WHAT YOU NEED TO DO. Your task is to give the listing below back word for word, pictures excluded.

SUPPLIED INFORMATION.
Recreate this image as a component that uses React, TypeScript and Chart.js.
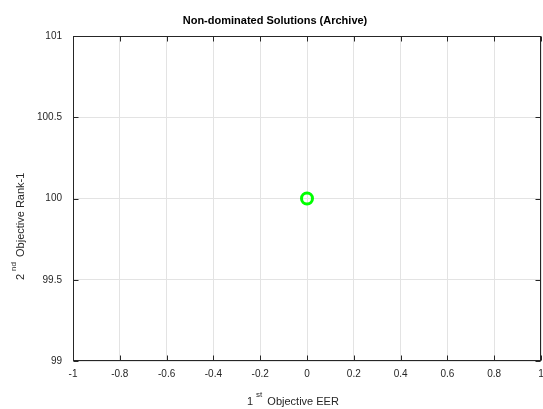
import React, { useEffect, useRef } from "react";
import { Chart, registerables } from "chart.js";

Chart.register(...registerables);

const titleText = "Non-dominated Solutions (Archive)";
const xValues = [0];
const yValues = [100];
const xTickMin = -1;
const xTickMax = 1;
const xTickStep = 0.2;
const yTickMin = 99;
const yTickMax = 101;
const yTickStep = 0.5;

const W = 543;
const H = 409;
const AREA = { left: 73, right: 541, top: 36, bottom: 361 };

const fmt = (v: number) => String(Number(v.toFixed(2)));
const FAMILY = "'Liberation Sans', Arial, sans-serif";

const decorPlugin = {
  id: "decor",
  beforeDraw(chart: any) {
    const ctx = chart.ctx;
    ctx.save();
    ctx.fillStyle = "#ffffff";
    ctx.fillRect(0, 0, chart.width, chart.height);
    ctx.restore();
  },
  afterDraw(chart: any) {
    const ctx = chart.ctx;
    const a = chart.chartArea;
    const xs = chart.scales.x;
    const ys = chart.scales.y;
    ctx.save();
    ctx.strokeStyle = "#262626";
    ctx.lineWidth = 1;
    const L = Math.round(a.left) + 0.5;
    const T = Math.round(a.top) + 0.5;
    const R = Math.round(a.right) - 0.5;
    const B = Math.round(a.bottom) - 0.5;
    ctx.strokeRect(L, T, R - L, B - T);
    const tl = 5;
    ctx.beginPath();
    xs.ticks.forEach((t: any) => {
      const px = Math.round(xs.getPixelForValue(t.value)) + 0.5;
      ctx.moveTo(px, B);
      ctx.lineTo(px, B - tl);
      ctx.moveTo(px, T);
      ctx.lineTo(px, T + tl);
    });
    ys.ticks.forEach((t: any) => {
      const py = Math.round(ys.getPixelForValue(t.value)) + 0.5;
      ctx.moveTo(L, py);
      ctx.lineTo(L + tl, py);
      ctx.moveTo(R, py);
      ctx.lineTo(R - tl, py);
    });
    ctx.stroke();

    // title
    ctx.fillStyle = "#000000";
    ctx.font = "bold 11px " + FAMILY;
    ctx.textAlign = "center";
    ctx.textBaseline = "alphabetic";
    ctx.fillText(titleText, 275, 24);

    const base = "11px " + FAMILY;
    const sup = "8px " + FAMILY;
    ctx.fillStyle = "#262626";
    ctx.textAlign = "left";

    // x label
    let x = 247;
    const by = 405;
    ctx.font = base;
    ctx.fillText("1", x, by);
    x += ctx.measureText("1").width + 3;
    ctx.font = sup;
    ctx.fillText("st", x, by - 8);
    x += ctx.measureText("st").width + 5;
    ctx.font = base;
    ctx.fillText("Objective EER", x, by);

    // y label rotated
    ctx.save();
    ctx.translate(24, 280);
    ctx.rotate(-Math.PI / 2);
    let yx = 0;
    ctx.font = base;
    ctx.fillText("2", yx, 0);
    yx += ctx.measureText("2").width + 3;
    ctx.font = sup;
    ctx.fillText("nd", yx, -8);
    yx += ctx.measureText("nd").width + 5;
    ctx.font = base;
    ctx.fillText("Objective Rank-1", yx, 0);
    ctx.restore();

    ctx.restore();
  },
};

export default function App() {
  const ref = useRef<HTMLCanvasElement | null>(null);
  useEffect(() => {
    document.body.style.margin = "0";
    const canvas = ref.current!;
    const chart = new Chart(canvas, {
      type: "scatter",
      data: {
        datasets: [
          {
            data: xValues.map((x, i) => ({ x, y: yValues[i] })),
            pointStyle: "circle",
            pointRadius: 5.5,
            pointBorderWidth: 3,
            borderColor: "#00ff00",
            backgroundColor: "rgba(0,0,0,0)",
            pointBackgroundColor: "rgba(0,0,0,0)",
            pointBorderColor: "#00ff00",
          },
        ],
      },
      options: {
        animation: false,
        responsive: false,
        devicePixelRatio: 1,
        layout: {
          autoPadding: false,
          padding: { top: AREA.top, right: W - AREA.right, left: 0, bottom: 0 },
        },
        plugins: {
          legend: { display: false },
          title: { display: false },
          tooltip: { enabled: false },
        },
        scales: {
          x: {
            type: "linear",
            min: xTickMin,
            max: xTickMax,
            afterFit: (s: any) => {
              s.height = H - AREA.bottom;
              s.paddingLeft = 0;
              s.paddingRight = 0;
            },
            ticks: {
              stepSize: xTickStep,
              color: "#262626",
              font: { family: FAMILY, size: 10 },
              padding: 7,
              maxRotation: 0,
              autoSkip: false,
              callback: (v: any) => fmt(Number(v)),
            },
            grid: { color: "#e3e3e3", drawTicks: false },
            border: { display: false },
          },
          y: {
            type: "linear",
            min: yTickMin,
            max: yTickMax,
            afterFit: (s: any) => {
              s.width = AREA.left;
              s.paddingTop = 0;
              s.paddingBottom = 0;
            },
            ticks: {
              stepSize: yTickStep,
              color: "#262626",
              font: { family: FAMILY, size: 10 },
              padding: 11,
              autoSkip: false,
              callback: (v: any) => fmt(Number(v)),
            },
            grid: { color: "#e3e3e3", drawTicks: false },
            border: { display: false },
          },
        },
      },
      plugins: [decorPlugin],
    } as any);
    return () => chart.destroy();
  }, []);
  return (
    <div style={{ width: W, height: H }}>
      <canvas ref={ref} width={W} height={H} style={{ display: "block", width: W, height: H }} />
    </div>
  );
}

EXERCISE RESPONSE.
Recreate this image as a component that uses React, TypeScript and Chart.js.
import React, { useEffect, useRef } from "react";
import { Chart, registerables } from "chart.js";

Chart.register(...registerables);

const titleText = "Non-dominated Solutions (Archive)";
const xValues = [0];
const yValues = [100];
const xTickMin = -1;
const xTickMax = 1;
const xTickStep = 0.2;
const yTickMin = 99;
const yTickMax = 101;
const yTickStep = 0.5;

const W = 543;
const H = 409;
const AREA = { left: 73, right: 541, top: 36, bottom: 361 };

const fmt = (v: number) => String(Number(v.toFixed(2)));
const FAMILY = "'Liberation Sans', Arial, sans-serif";

const decorPlugin = {
  id: "decor",
  beforeDraw(chart: any) {
    const ctx = chart.ctx;
    ctx.save();
    ctx.fillStyle = "#ffffff";
    ctx.fillRect(0, 0, chart.width, chart.height);
    ctx.restore();
  },
  afterDraw(chart: any) {
    const ctx = chart.ctx;
    const a = chart.chartArea;
    const xs = chart.scales.x;
    const ys = chart.scales.y;
    ctx.save();
    ctx.strokeStyle = "#262626";
    ctx.lineWidth = 1;
    const L = Math.round(a.left) + 0.5;
    const T = Math.round(a.top) + 0.5;
    const R = Math.round(a.right) - 0.5;
    const B = Math.round(a.bottom) - 0.5;
    ctx.strokeRect(L, T, R - L, B - T);
    const tl = 5;
    ctx.beginPath();
    xs.ticks.forEach((t: any) => {
      const px = Math.round(xs.getPixelForValue(t.value)) + 0.5;
      ctx.moveTo(px, B);
      ctx.lineTo(px, B - tl);
      ctx.moveTo(px, T);
      ctx.lineTo(px, T + tl);
    });
    ys.ticks.forEach((t: any) => {
      const py = Math.round(ys.getPixelForValue(t.value)) + 0.5;
      ctx.moveTo(L, py);
      ctx.lineTo(L + tl, py);
      ctx.moveTo(R, py);
      ctx.lineTo(R - tl, py);
    });
    ctx.stroke();

    // title
    ctx.fillStyle = "#000000";
    ctx.font = "bold 11px " + FAMILY;
    ctx.textAlign = "center";
    ctx.textBaseline = "alphabetic";
    ctx.fillText(titleText, 275, 24);

    const base = "11px " + FAMILY;
    const sup = "8px " + FAMILY;
    ctx.fillStyle = "#262626";
    ctx.textAlign = "left";

    // x label
    let x = 247;
    const by = 405;
    ctx.font = base;
    ctx.fillText("1", x, by);
    x += ctx.measureText("1").width + 3;
    ctx.font = sup;
    ctx.fillText("st", x, by - 8);
    x += ctx.measureText("st").width + 5;
    ctx.font = base;
    ctx.fillText("Objective EER", x, by);

    // y label rotated
    ctx.save();
    ctx.translate(24, 280);
    ctx.rotate(-Math.PI / 2);
    let yx = 0;
    ctx.font = base;
    ctx.fillText("2", yx, 0);
    yx += ctx.measureText("2").width + 3;
    ctx.font = sup;
    ctx.fillText("nd", yx, -8);
    yx += ctx.measureText("nd").width + 5;
    ctx.font = base;
    ctx.fillText("Objective Rank-1", yx, 0);
    ctx.restore();

    ctx.restore();
  },
};

export default function App() {
  const ref = useRef<HTMLCanvasElement | null>(null);
  useEffect(() => {
    document.body.style.margin = "0";
    const canvas = ref.current!;
    const chart = new Chart(canvas, {
      type: "scatter",
      data: {
        datasets: [
          {
            data: xValues.map((x, i) => ({ x, y: yValues[i] })),
            pointStyle: "circle",
            pointRadius: 5.5,
            pointBorderWidth: 3,
            borderColor: "#00ff00",
            backgroundColor: "rgba(0,0,0,0)",
            pointBackgroundColor: "rgba(0,0,0,0)",
            pointBorderColor: "#00ff00",
          },
        ],
      },
      options: {
        animation: false,
        responsive: false,
        devicePixelRatio: 1,
        layout: {
          autoPadding: false,
          padding: { top: AREA.top, right: W - AREA.right, left: 0, bottom: 0 },
        },
        plugins: {
          legend: { display: false },
          title: { display: false },
          tooltip: { enabled: false },
        },
        scales: {
          x: {
            type: "linear",
            min: xTickMin,
            max: xTickMax,
            afterFit: (s: any) => {
              s.height = H - AREA.bottom;
              s.paddingLeft = 0;
              s.paddingRight = 0;
            },
            ticks: {
              stepSize: xTickStep,
              color: "#262626",
              font: { family: FAMILY, size: 10 },
              padding: 7,
              maxRotation: 0,
              autoSkip: false,
              callback: (v: any) => fmt(Number(v)),
            },
            grid: { color: "#e3e3e3", drawTicks: false },
            border: { display: false },
          },
          y: {
            type: "linear",
            min: yTickMin,
            max: yTickMax,
            afterFit: (s: any) => {
              s.width = AREA.left;
              s.paddingTop = 0;
              s.paddingBottom = 0;
            },
            ticks: {
              stepSize: yTickStep,
              color: "#262626",
              font: { family: FAMILY, size: 10 },
              padding: 11,
              autoSkip: false,
              callback: (v: any) => fmt(Number(v)),
            },
            grid: { color: "#e3e3e3", drawTicks: false },
            border: { display: false },
          },
        },
      },
      plugins: [decorPlugin],
    } as any);
    return () => chart.destroy();
  }, []);
  return (
    <div style={{ width: W, height: H }}>
      <canvas ref={ref} width={W} height={H} style={{ display: "block", width: W, height: H }} />
    </div>
  );
}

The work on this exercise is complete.